*** GIVEN INFORMATION ***

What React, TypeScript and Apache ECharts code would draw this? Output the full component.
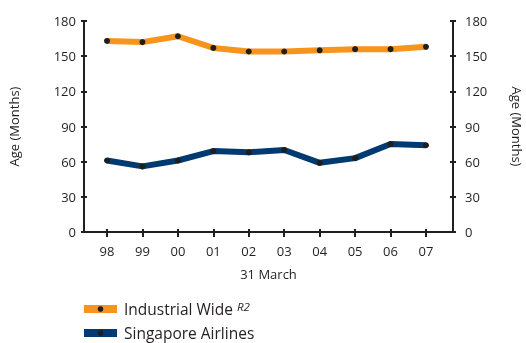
import React, { useEffect, useRef } from "react";
import * as echarts from "echarts";

const years = ["98", "99", "00", "01", "02", "03", "04", "05", "06", "07"];
const industrialWide = [163, 162, 167, 157, 154, 154, 155, 156, 156, 158];
const singaporeAirlines = [61, 56, 61, 69, 68, 70, 59, 63, 75, 74];
const yTicks = { min: 0, max: 180, interval: 30 };
const seriesNames = ["Industrial Wide", "Singapore Airlines"];
const seriesColors = ["#f7941d", "#003a70"];

const FONT = "Open Sans";
const TXT = "#231f20";
const AX = "#231f20";

export default function App() {
  const ref = useRef<HTMLDivElement>(null);
  useEffect(() => {
    if (!ref.current) return;
    const chart = echarts.init(ref.current, null, { renderer: "svg" });
    const axisLine = { show: true, lineStyle: { color: AX, width: 2 } };
    const tick = (inside: boolean, len: number) => ({
      show: true,
      inside,
      length: len,
      lineStyle: { color: AX, width: 2 },
    });
    const yBase = {
      type: "value" as const,
      min: yTicks.min,
      max: yTicks.max,
      interval: yTicks.interval,
      splitLine: { show: false },
    };
    const legendItems: any[] = [];
    seriesNames.forEach((name, i) => {
      const cy = 309 + i * 24;
      legendItems.push(
        {
          type: "rect",
          shape: { x: 84, y: cy - 4, width: 33, height: 8 },
          style: { fill: seriesColors[i] },
        },
        {
          type: "circle",
          shape: { cx: 100.5, cy, r: 2.8 },
          style: { fill: "#1e1e1e" },
        },
        {
          type: "text",
          x: 124,
          y: cy,
          style: {
            text:
              i === 0 ? "{a|" + name + " }{sup|R2}" : "{a|" + name + "}",
            verticalAlign: "middle",
            fill: TXT,
            font: `15.5px "${FONT}"`,
            rich: {
              a: { fontSize: 15.5, fontFamily: FONT, fill: TXT },
              sup: {
                fontSize: 11.5,
                fontFamily: FONT,
                fontStyle: "italic",
                fill: TXT,
                verticalAlign: "top",
                padding: [0, 0, 6, 0],
              },
            },
          },
        }
      );
    });
    chart.setOption({
      animation: false,
      textStyle: { fontFamily: FONT },
      grid: [
        { left: 84, right: 73, top: 21, bottom: 111, outerBoundsMode: "none", containLabel: false },
        { left: 107, right: 100, top: 21, bottom: 111, outerBoundsMode: "none", containLabel: false },
      ],
      xAxis: [
        {
          gridIndex: 0,
          type: "value",
          min: 0,
          max: 1,
          position: "bottom",
          axisLine,
          axisTick: { show: false },
          axisLabel: { show: false },
          splitLine: { show: false },
          name: "31 March",
          nameLocation: "middle",
          nameGap: 35,
          nameTextStyle: { color: TXT, fontSize: 13, fontFamily: FONT },
        },
        {
          gridIndex: 1,
          type: "category",
          data: years,
          boundaryGap: false,
          position: "bottom",
          axisLine: { show: false },
          axisTick: tick(false, 5),
          axisLabel: { color: TXT, fontSize: 13, fontFamily: FONT, margin: 12 },
        },
        {
          gridIndex: 1,
          type: "category",
          data: years,
          boundaryGap: false,
          position: "bottom",
          axisLine: { show: false },
          axisTick: tick(true, 3),
          axisLabel: { show: false },
        },
      ],
      yAxis: [
        {
          ...yBase,
          gridIndex: 0,
          position: "left",
          axisLine,
          axisTick: tick(false, 3),
          axisLabel: { color: TXT, fontSize: 13, fontFamily: FONT, margin: 8 },
          name: "Age (Months)",
          nameLocation: "middle",
          nameGap: 64,
          nameRotate: 90,
          nameTextStyle: { color: TXT, fontSize: 13, fontFamily: FONT },
        },
        {
          ...yBase,
          gridIndex: 0,
          position: "right",
          axisLine,
          axisTick: tick(false, 3),
          axisLabel: { color: TXT, fontSize: 13, fontFamily: FONT, margin: 12 },
          name: "Age (Months)",
          nameLocation: "middle",
          nameGap: 57,
          nameRotate: -90,
          nameTextStyle: { color: TXT, fontSize: 13, fontFamily: FONT, lineHeight: 14 },
        },
        {
          ...yBase,
          gridIndex: 0,
          position: "left",
          axisLine: { show: false },
          axisTick: tick(true, 3),
          axisLabel: { show: false },
        },
        {
          ...yBase,
          gridIndex: 0,
          position: "right",
          axisLine: { show: false },
          axisTick: tick(true, 3),
          axisLabel: { show: false },
        },
        {
          ...yBase,
          gridIndex: 1,
          show: false,
        },
      ],
      graphic: legendItems,
      series: [
        {
          name: seriesNames[0],
          type: "line",
          xAxisIndex: 1,
          yAxisIndex: 4,
          data: industrialWide,
          symbol: "circle",
          symbolSize: 6,
          itemStyle: { color: "#1e1e1e" },
          lineStyle: { color: seriesColors[0], width: 6 },
        },
        {
          name: seriesNames[1],
          type: "line",
          xAxisIndex: 1,
          yAxisIndex: 4,
          data: singaporeAirlines,
          symbol: "circle",
          symbolSize: 6,
          itemStyle: { color: "#1e1e1e" },
          lineStyle: { color: seriesColors[1], width: 6 },
        },
      ],
    } as any);
    return () => chart.dispose();
  }, []);
  return (
    <div
      ref={ref}
      style={{ position: "fixed", left: 0, top: 0, width: 526, height: 343 }}
    />
  );
}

***

#### [TASK DETAILS]
Repeat the lines above, starting at the first and stopping after the line that holds "import * as", with the pictures left out.

#### [TASK SOLUTION]
What React, TypeScript and Apache ECharts code would draw this? Output the full component.
import React, { useEffect, useRef } from "react";
import * as echarts from "echarts";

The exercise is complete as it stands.